Ancient words, modern technology
While Batth explores Swiss cultural narratives, rising third-year William Turner is applying his majors in computer science and linguistics to help build an online database of Old Chinese and Middle Chinese dictionaries.
By making Chinese dictionaries easily searchable, this work could help scholars quickly unlock time- and location-specific meanings of words or reconstruct pronunciation patterns from different historical periods. It could even be used to digitally recreate period-authentic speech.
“Essentially, you can use this data to synthesize a voice that sounds like it would have at a specific time period, which I think is a very cool application,” said Turner.
Working closely with UChicago’s Forum for Digital Culture, the project involves cleaning and digitizing entries from the dictionaries and uploading them into OCHRE, a UChicago database for digital projects in the humanities and social sciences.
Turner has transformed ancient texts into searchable digital resources through a meticulous process of cleaning, scanning and standardizing Chinese characters. He even drew techniques from computational biology, analyzing patterns across multiple text conversions—much like comparing genetic sequences—to create a more accurate system for converting characters into a searchable format.
"This project really is one of the very few things that actually combines all of my interests, which is why I'm really glad I found it," said Turner.
His enthusiasm for the project is also informed by his study of classical literature. As a Latin reader, he's experienced how tools like this database can reveal textual patterns in literary works that would otherwise require years of specialized study.

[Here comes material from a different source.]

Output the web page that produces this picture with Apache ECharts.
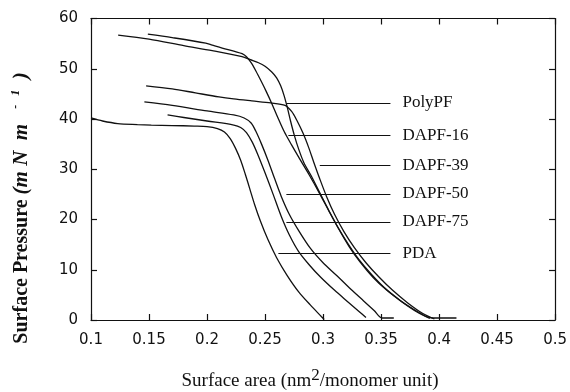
<!DOCTYPE html>
<html>
<head>
<meta charset="utf-8">
<script src="https://cdn.jsdelivr.net/npm/echarts@6/dist/echarts.min.js"></script>
<style>html,body{margin:0;padding:0;background:#fff}#c{width:570px;height:392px}</style>
</head>
<body>
<div id="c"></div>
<script>
const xTicks = {min: 0.1, max: 0.5, interval: 0.05};
const yTicks = {min: 0, max: 60, interval: 10};

const seriesNames = ['PolyPF', 'DAPF-16', 'DAPF-39', 'DAPF-50', 'DAPF-75', 'PDA'];

const polyPF = [[0.1475,46.6],[0.17,46.0],[0.19,45.2],[0.2103,44.4],[0.223,44.0],[0.2387,43.6],[0.255,43.2],[0.2673,42.7],[0.2729,41.5],[0.2775,39.7],[0.2829,37.1],[0.2875,34.4],[0.292,31.4],[0.297,28.2],[0.303,24.6],[0.310,21.0],[0.318,17.6],[0.327,14.4],[0.337,11.4],[0.348,8.6],[0.360,5.9],[0.373,3.4],[0.386,1.3],[0.396,0.2]];
const dapf16 = [[0.149,56.9],[0.17,56.2],[0.1989,55.1],[0.2045,54.7],[0.2131,54.1],[0.2245,53.4],[0.2302,53.0],[0.234,52.4],[0.238,51.2],[0.242,49.6],[0.2465,47.6],[0.251,45.5],[0.2558,43.1],[0.261,40.3],[0.2665,37.5],[0.273,34.8],[0.280,32.0],[0.288,28.9],[0.2965,25.4],[0.305,21.7],[0.3135,18.1],[0.3225,14.6],[0.332,11.5],[0.343,8.5],[0.355,5.9],[0.368,3.6],[0.381,1.6],[0.392,0.3]];
const dapf39 = [[0.1234,56.7],[0.15,55.9],[0.18,54.6],[0.2045,53.6],[0.2302,52.4],[0.2373,51.8],[0.2444,51.2],[0.250,50.5],[0.2556,49.4],[0.260,48.2],[0.2635,46.6],[0.2665,44.6],[0.2693,42.2],[0.272,39.6],[0.2752,36.8],[0.279,34.0],[0.2835,31.3],[0.290,28.6],[0.297,25.4],[0.305,21.8],[0.313,18.4],[0.322,15.0],[0.331,12.0],[0.342,9.0],[0.353,6.4],[0.366,4.0],[0.379,2.0],[0.389,0.7],[0.395,0.4],[0.415,0.4]];
const dapf50 = [[0.146,43.4],[0.17,42.7],[0.20,41.6],[0.223,40.8],[0.232,40.2],[0.238,39.2],[0.242,37.6],[0.247,35.0],[0.2525,31.8],[0.258,28.3],[0.264,24.6],[0.271,21.0],[0.279,17.8],[0.289,14.3],[0.300,11.4],[0.312,8.8],[0.324,6.1],[0.335,3.8],[0.344,1.9],[0.351,0.4],[0.361,0.4]];
const dapf75 = [[0.166,40.8],[0.18,40.3],[0.20,39.6],[0.2231,38.8],[0.229,38.3],[0.234,37.3],[0.239,35.4],[0.244,32.8],[0.250,29.3],[0.257,25.0],[0.264,20.6],[0.271,16.9],[0.279,13.6],[0.288,11.0],[0.298,8.5],[0.310,5.9],[0.322,3.5],[0.331,1.7],[0.337,0.5]];
const pda = [[0.100,40.2],[0.110,39.6],[0.123,39.1],[0.140,38.9],[0.152,38.8],[0.170,38.7],[0.189,38.6],[0.200,38.5],[0.209,38.1],[0.215,37.4],[0.220,36.1],[0.2245,34.2],[0.229,31.8],[0.233,29.0],[0.237,26.0],[0.241,23.0],[0.246,19.7],[0.2525,16.0],[0.260,12.4],[0.269,8.9],[0.279,5.6],[0.289,3.0],[0.2985,0.7],[0.301,0.1]];
const curves = [polyPF, dapf16, dapf39, dapf50, dapf75, pda];

const labelY = [43.2, 36.8, 30.8, 25.1, 19.5, 13.3];
const labelXStart = [0.2684, 0.2701, 0.2972, 0.2684, 0.2684, 0.2615];
const labelXEnd = 0.3581;

const INK = '#111';
const chart = echarts.init(document.getElementById('c'), null, {renderer: 'canvas'});

const lineSeries = curves.map((d, i) => ({
  name: seriesNames[i], type: 'line', data: d, showSymbol: false, smooth: 0.3,
  xAxisIndex: 0, yAxisIndex: 0, silent: true,
  lineStyle: {color: INK, width: 1.3}, z: 3
}));

const markData = seriesNames.map((n, i) => [
  {name: n, coord: [labelXStart[i], labelY[i]]},
  {coord: [labelXEnd, labelY[i]]}
]);

lineSeries.push({
  type: 'line', data: [], xAxisIndex: 0, yAxisIndex: 0, silent: true,
  markLine: {
    silent: true, symbol: ['none', 'none'], animation: false,
    lineStyle: {color: INK, width: 1.2, type: 'solid'},
    label: {show: true, position: 'end', formatter: '{b}', distance: 12,
      fontFamily: 'Liberation Serif', fontSize: 17, color: INK},
    emphasis: {disabled: true},
    data: markData
  }
});

const axisCommon = {
  type: 'value', splitLine: {show: false},
  axisLine: {show: true, onZero: false, lineStyle: {color: INK, width: 1.2}},
  axisTick: {show: true, inside: true, length: 6, lineStyle: {color: INK, width: 1.2}}
};
const labelStyle = {fontFamily: 'DejaVu Sans', fontSize: 15, color: INK};

chart.setOption({
  animation: false,
  backgroundColor: '#fff',
  grid: {left: 91, right: 11, top: 18.5, bottom: 72},
  xAxis: [
    Object.assign({}, axisCommon, xTicks, {position: 'bottom',
      axisLabel: Object.assign({margin: 13}, labelStyle)}),
    Object.assign({}, axisCommon, xTicks, {position: 'top', axisLabel: {show: false}})
  ],
  yAxis: [
    Object.assign({}, axisCommon, yTicks, {position: 'left',
      axisLabel: Object.assign({margin: 13}, labelStyle)}),
    Object.assign({}, axisCommon, yTicks, {position: 'right', axisLabel: {show: false}})
  ],
  graphic: [
    {type: 'text', x: 310, y: 381, silent: true,
      style: {text: 'Surface area (nm{sup|2}/monomer unit)', align: 'center', verticalAlign: 'middle',
        fontFamily: 'Liberation Serif', fontSize: 19, fill: INK,
        rich: {sup: {fontFamily: 'Liberation Serif', fontSize: 17, padding: [0, 0, 10, 0]}}}},
    {type: 'text', x: 22, y: 208, rotation: Math.PI / 2, silent: true,
      style: {text: 'Surface Pressure {it|(m N  m}   {sup|-   1}{it|  )}', align: 'center', verticalAlign: 'middle',
        fontFamily: 'Liberation Serif', fontWeight: 'bold', fontSize: 20, fill: INK,
        rich: {
          it: {fontFamily: 'Liberation Serif', fontWeight: 'bold', fontStyle: 'italic', fontSize: 21},
          sup: {fontFamily: 'Liberation Serif', fontWeight: 'bold', fontStyle: 'italic', fontSize: 12, padding: [0, 0, 12, 0]}
        }}}
  ],
  series: lineSeries
});
</script>
</body>
</html>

"There are in-jokes and hidden meanings that can only be revealed if you studied the whole corpus of Latin for 10 years, or if you search it through a computer," said Turner, who hopes to make the nuances of Chinese texts similarly accessible.

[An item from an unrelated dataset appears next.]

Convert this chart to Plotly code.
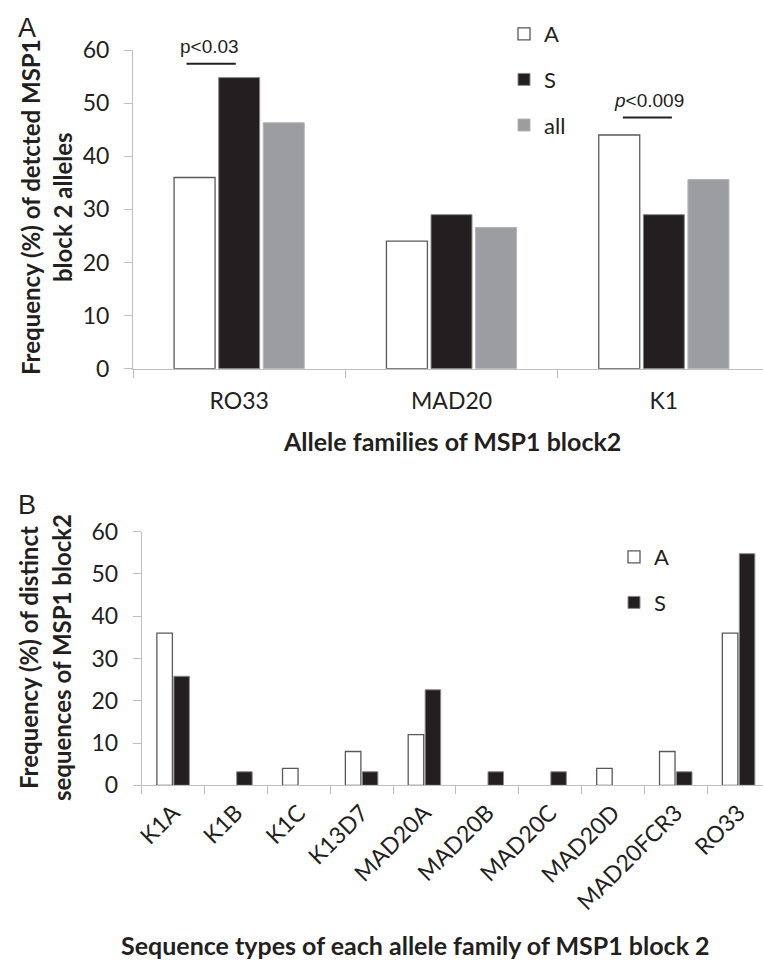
import plotly.graph_objects as go

# ---------------- data ----------------
families = ["RO33", "MAD20", "K1"]
fam_A = [36, 24, 44]
fam_S = [54.8, 29, 29]
fam_all = [46.3, 26.6, 35.6]

seq_types = ["K1A", "K1B", "K1C", "K13D7", "MAD20A", "MAD20B",
             "MAD20C", "MAD20D", "MAD20FCR3", "RO33"]
seq_A = [36, 0, 4, 8, 12, 0, 0, 4, 8, 36]
seq_S = [25.8, 3.2, 0, 3.2, 22.6, 3.2, 3.2, 0, 3.2, 54.8]

y_ticks = [0, 10, 20, 30, 40, 50, 60]

# ---------------- styles ----------------
W, H = 763, 964
WHITE_FILL, WHITE_LINE = "#ffffff", "#595959"
BLACK_FILL, BLACK_LINE = "#231f20", "#8a8a8a"
GREY_FILL, GREY_LINE = "#9c9da1", "#b3b3b3"
AXIS = "#bfbfbf"
TXT = "#231f20"
TICKFONT = dict(family="Lato", size=23, color=TXT)
YTITLEFONT = dict(family="Lato", size=24, color=TXT, weight="bold")
XTITLEFONT = dict(family="Lato", size=25, color=TXT, weight="bold")


def px_x(p):
    return p / W


def px_y(p):
    return 1 - p / H


def lw(values, w):
    # no outline for empty (zero) bars
    return [w if v else 0 for v in values]


# group geometry (in category units)
a_stride, a_width = 0.21, 0.193
b_stride, b_width = 0.27, 0.247

fig = go.Figure()

fig.add_trace(go.Bar(x=families, y=fam_A, name="A", xaxis="x", yaxis="y",
                     width=a_width, offset=-a_stride - a_width / 2,
                     marker=dict(color=WHITE_FILL, line=dict(color=WHITE_LINE, width=1.3)),
                     legend="legend", legendgroup="a1"))
fig.add_trace(go.Bar(x=families, y=fam_S, name="S", xaxis="x", yaxis="y",
                     width=a_width, offset=-a_width / 2,
                     marker=dict(color=BLACK_FILL, line=dict(color=BLACK_LINE, width=1)),
                     legend="legend", legendgroup="a2"))
fig.add_trace(go.Bar(x=families, y=fam_all, name="all", xaxis="x", yaxis="y",
                     width=a_width, offset=a_stride - a_width / 2,
                     marker=dict(color=GREY_FILL, line=dict(color=GREY_LINE, width=1)),
                     legend="legend", legendgroup="a3"))

fig.add_trace(go.Bar(x=seq_types, y=seq_A, name="A", xaxis="x2", yaxis="y2",
                     width=b_width, offset=-b_stride / 2 - b_width / 2,
                     marker=dict(color=WHITE_FILL,
                                 line=dict(color=WHITE_LINE, width=lw(seq_A, 1.3))),
                     legend="legend2", legendgroup="b1"))
fig.add_trace(go.Bar(x=seq_types, y=seq_S, name="S", xaxis="x2", yaxis="y2",
                     width=b_width, offset=b_stride / 2 - b_width / 2,
                     marker=dict(color=BLACK_FILL,
                                 line=dict(color=BLACK_LINE, width=lw(seq_S, 1))),
                     legend="legend2", legendgroup="b2"))

common_x = dict(type="category", showline=True, linecolor=AXIS, linewidth=1,
                ticks="outside", ticklen=8, tickcolor=AXIS, tickson="boundaries",
                tickfont=TICKFONT, showgrid=False, zeroline=False, automargin=False)
common_y = dict(range=[0, 60], tickvals=y_ticks, showline=True, linecolor=AXIS,
                linewidth=1, ticks="outside", ticklen=8, tickcolor=AXIS,
                tickfont=TICKFONT, showgrid=False, zeroline=False,
                ticklabelstandoff=10, automargin=False)

LEGFONT = dict(family="Lato", size=22, color=TXT)
fig.update_layout(
    width=W, height=H,
    margin=dict(l=0, r=0, t=0, b=0, autoexpand=False),
    paper_bgcolor="white", plot_bgcolor="white",
    barmode="group",
    xaxis=dict(domain=[px_x(133), 1], anchor="y", ticklabelstandoff=12,
               range=[-0.5, 2.5 - 7 / 212], **common_x),
    yaxis=dict(domain=[px_y(368.7), px_y(50)], anchor="x", **common_y),
    xaxis2=dict(domain=[px_x(141.7), 1], anchor="y2", tickangle=-45,
                ticklabelstandoff=4,
                range=[-0.5, 9.5 - 7 / 62.8], **common_x),
    yaxis2=dict(domain=[px_y(785.3), px_y(531.7)], anchor="x2", **common_y),
    legend=dict(x=px_x(504), y=px_y(13), xanchor="left", yanchor="top",
                font=LEGFONT, tracegroupgap=14, itemwidth=30,
                bgcolor="rgba(0,0,0,0)"),
    legend2=dict(x=px_x(614), y=px_y(536), xanchor="left", yanchor="top",
                 font=LEGFONT, tracegroupgap=14, itemwidth=30,
                 bgcolor="rgba(0,0,0,0)"),
)

ann = []


def paper_text(text, xc, yc, font, angle=0):
    return dict(text=text, xref="paper", yref="paper", x=px_x(xc), y=px_y(yc),
                xanchor="center", yanchor="middle", textangle=angle,
                showarrow=False, font=font)


LETTER = dict(family="Liberation Sans", size=27, color=TXT)
ann.append(paper_text("A", 27, 28, LETTER))
ann.append(paper_text("B", 27, 505, LETTER))
for txt, xc, yc in [("Frequency (%) of detcted MSP1", 30, 207),
                    ("block 2 alleles", 62, 207),
                    ("Frequency (%) of distinct", 28, 658),
                    ("sequences of MSP1 block2", 61, 658)]:
    ann.append(paper_text(txt, xc, yc, YTITLEFONT, angle=-90))
ann.append(paper_text("Allele families of MSP1 block2", 452, 441, XTITLEFONT))
ann.append(paper_text("Sequence types of each allele family of MSP1 block 2", 415, 945,
                      XTITLEFONT))
PFONT = dict(family="Liberation Sans", size=19, color=TXT)
ann.append(dict(text="p<0.03", xref="x", yref="paper", x=-0.139, y=px_y(46),
                xanchor="center", yanchor="middle", showarrow=False, font=PFONT))
ann.append(dict(text="<i>p</i><0.009", xref="x", yref="paper", x=1.929, y=px_y(101),
                xanchor="center", yanchor="middle", showarrow=False, font=PFONT))
fig.update_layout(annotations=ann)

fig.add_shape(type="line", xref="x", yref="y", x0=-0.248, x1=-0.016, y0=57.4, y1=57.4,
              line=dict(color=TXT, width=2))
fig.add_shape(type="line", xref="x", yref="y", x0=1.807, x1=2.038, y0=47.3, y1=47.3,
              line=dict(color=TXT, width=2))

fig.write_html("out.html", config={"displayModeBar": False},
               post_script="document.body.style.margin='0';"
                           "document.body.style.overflow='hidden';")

This sense of discovery—digging to find connections and patterns that might otherwise be hidden—lies at the heart of much of these students’ research. As they continue unlocking treasures in UChicago's archives, they find the process of searching and cataloguing offers its own unexpected rewards. For Batth, this is what makes archival work so meaningful.
“When you’re browsing the collections, you don’t always know what you’ll find,” he reflected. “So, it’s important to be open to the possibility of finding the wonders that are in each book.”
Every day, UChicago undergraduates engage in diverse research activities and intellectual production opportunities across campus—this story is part of a College series designed to highlight these experiences.